Annual consumer inflation was unchanged at 3.2% in February at 3.2%, with increases registered in housing and utilities, food and alcoholic beverages and restaurants and accommodation offset by decreases in the services sector, Statistics South Africa said on Wednesday.
(Guillem Sartorio/Bloomberg via Getty Images)

Annual consumer inflation was unchanged at 3.2% in February at 3.2%, with increases registered in housing and utilities, food and alcoholic beverages and restaurants and accommodation offset by decreases in the services sector, Statistics South Africa said on Wednesday. 

On a monthly basis, inflation accelerated to 0.9% in February compared with 0.3% in January.

Housing and utilities inflation came in at 4.4%, while that for food and alcoholic beverages was at 2.8% and restaurants and accommodation services at 4.6%, according to Statistics South Africa. 
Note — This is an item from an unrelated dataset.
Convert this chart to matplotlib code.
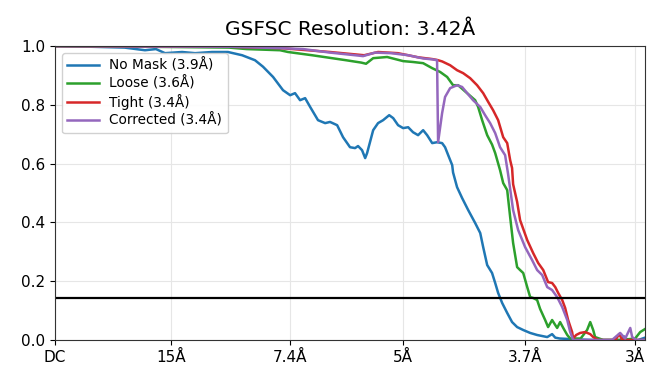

Durable goods inflation remained 0.8% on an annual basis and that for semi-durable goods inflation came in at 1.2%. 

Core inflation (which excludes food, non-alcoholic beverages, fuel and energy prices), eased to 3.4% year-on-year in February, from 3.5% in January. 

Wednesday’s print comes a day before the South African Reserve Bank’s monetary policy committee (MPC) announces its interest rate decision, with economists widely expecting it to keep the benchmark repurchase rate unchanged at 7.5% after a 25 basis point cut in January.

The economists say that although inflation still remains below the 4.5% midpoint of the Reserve Bank’s 3-6% target band, rising price pressures as well as global uncertainty will restrain the MPC from loosening policy any further.

“Compounding inflationary risks, the government’s recent announcement of a 0.5 percentage point VAT increase could add further upward pressure on prices, which may weigh on consumer spending and household budgets,” Casey Sprake, an economist at Anchor Capital, said in a statement.

“While inflation remains near the lower bound of the Reserve Bank’s target range, keeping the case for a potential rate cut intact, global uncertainties continue to complicate the outlook.” 

Anchor Capital expects inflation to stabilise at 4.7%, slightly above the 4.5% midpoint, over the next five years.  

Economists at Investec predicted the Reserve Bank would leave interest rates unchanged on Thursday, citing concerns “over the high degree of uncertainty around the global outlook and still sees risks to domestic inflation to the upside.”

Nedbank also expects interest rates to remain unchanged.